Direction -
Please transcribe the listing below in full and word for word, without its pictures.

Stored data -
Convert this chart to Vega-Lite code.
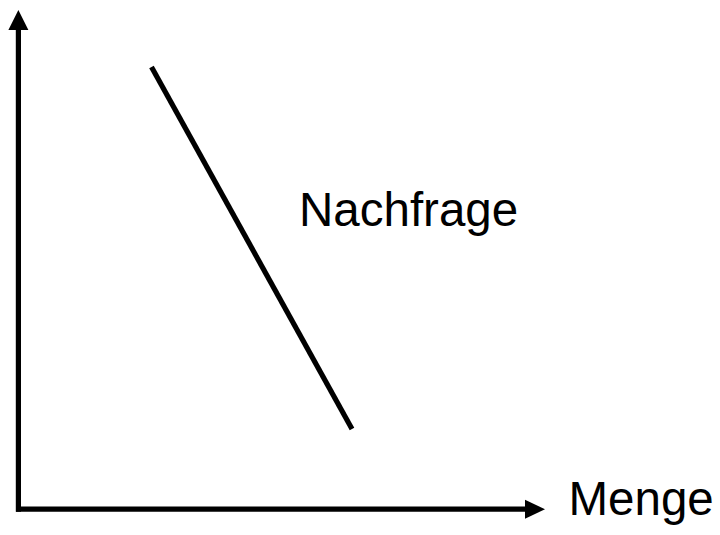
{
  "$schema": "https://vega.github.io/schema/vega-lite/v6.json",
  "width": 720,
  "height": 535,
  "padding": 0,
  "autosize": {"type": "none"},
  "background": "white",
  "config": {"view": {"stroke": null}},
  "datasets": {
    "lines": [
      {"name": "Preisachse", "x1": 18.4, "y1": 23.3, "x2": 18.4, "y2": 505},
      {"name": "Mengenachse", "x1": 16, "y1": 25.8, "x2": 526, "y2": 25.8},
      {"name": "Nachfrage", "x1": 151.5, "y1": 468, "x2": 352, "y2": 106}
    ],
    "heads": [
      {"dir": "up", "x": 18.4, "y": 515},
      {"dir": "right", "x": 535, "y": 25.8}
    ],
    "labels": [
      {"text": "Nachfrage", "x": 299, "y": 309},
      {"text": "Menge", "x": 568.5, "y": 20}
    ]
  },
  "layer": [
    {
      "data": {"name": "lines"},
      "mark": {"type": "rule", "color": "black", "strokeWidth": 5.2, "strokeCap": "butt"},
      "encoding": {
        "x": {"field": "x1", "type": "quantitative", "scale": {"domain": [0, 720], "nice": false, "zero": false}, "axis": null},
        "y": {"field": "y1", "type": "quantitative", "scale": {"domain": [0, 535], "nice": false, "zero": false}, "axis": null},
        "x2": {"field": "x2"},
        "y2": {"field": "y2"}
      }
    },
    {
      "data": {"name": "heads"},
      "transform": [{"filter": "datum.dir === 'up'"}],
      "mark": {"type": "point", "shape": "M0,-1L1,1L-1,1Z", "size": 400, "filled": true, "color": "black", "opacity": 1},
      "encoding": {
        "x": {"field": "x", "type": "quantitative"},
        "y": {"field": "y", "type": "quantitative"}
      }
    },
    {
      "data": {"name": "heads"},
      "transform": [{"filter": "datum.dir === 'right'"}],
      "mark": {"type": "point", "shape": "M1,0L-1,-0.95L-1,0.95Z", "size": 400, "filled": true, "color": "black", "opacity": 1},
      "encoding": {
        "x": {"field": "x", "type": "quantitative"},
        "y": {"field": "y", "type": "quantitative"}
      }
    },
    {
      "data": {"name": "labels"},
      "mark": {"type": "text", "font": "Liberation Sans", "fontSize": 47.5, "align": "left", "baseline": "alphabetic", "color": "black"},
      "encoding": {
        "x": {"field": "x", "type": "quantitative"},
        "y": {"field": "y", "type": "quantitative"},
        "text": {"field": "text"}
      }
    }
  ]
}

Task result -
Convert this chart to Vega-Lite code.
{
  "$schema": "https://vega.github.io/schema/vega-lite/v6.json",
  "width": 720,
  "height": 535,
  "padding": 0,
  "autosize": {"type": "none"},
  "background": "white",
  "config": {"view": {"stroke": null}},
  "datasets": {
    "lines": [
      {"name": "Preisachse", "x1": 18.4, "y1": 23.3, "x2": 18.4, "y2": 505},
      {"name": "Mengenachse", "x1": 16, "y1": 25.8, "x2": 526, "y2": 25.8},
      {"name": "Nachfrage", "x1": 151.5, "y1": 468, "x2": 352, "y2": 106}
    ],
    "heads": [
      {"dir": "up", "x": 18.4, "y": 515},
      {"dir": "right", "x": 535, "y": 25.8}
    ],
    "labels": [
      {"text": "Nachfrage", "x": 299, "y": 309},
      {"text": "Menge", "x": 568.5, "y": 20}
    ]
  },
  "layer": [
    {
      "data": {"name": "lines"},
      "mark": {"type": "rule", "color": "black", "strokeWidth": 5.2, "strokeCap": "butt"},
      "encoding": {
        "x": {"field": "x1", "type": "quantitative", "scale": {"domain": [0, 720], "nice": false, "zero": false}, "axis": null},
        "y": {"field": "y1", "type": "quantitative", "scale": {"domain": [0, 535], "nice": false, "zero": false}, "axis": null},
        "x2": {"field": "x2"},
        "y2": {"field": "y2"}
      }
    },
    {
      "data": {"name": "heads"},
      "transform": [{"filter": "datum.dir === 'up'"}],
      "mark": {"type": "point", "shape": "M0,-1L1,1L-1,1Z", "size": 400, "filled": true, "color": "black", "opacity": 1},
      "encoding": {
        "x": {"field": "x", "type": "quantitative"},
        "y": {"field": "y", "type": "quantitative"}
      }
    },
    {
      "data": {"name": "heads"},
      "transform": [{"filter": "datum.dir === 'right'"}],
      "mark": {"type": "point", "shape": "M1,0L-1,-0.95L-1,0.95Z", "size": 400, "filled": true, "color": "black", "opacity": 1},
      "encoding": {
        "x": {"field": "x", "type": "quantitative"},
        "y": {"field": "y", "type": "quantitative"}
      }
    },
    {
      "data": {"name": "labels"},
      "mark": {"type": "text", "font": "Liberation Sans", "fontSize": 47.5, "align": "left", "baseline": "alphabetic", "color": "black"},
      "encoding": {
        "x": {"field": "x", "type": "quantitative"},
        "y": {"field": "y", "type": "quantitative"},
        "text": {"field": "text"}
      }
    }
  ]
}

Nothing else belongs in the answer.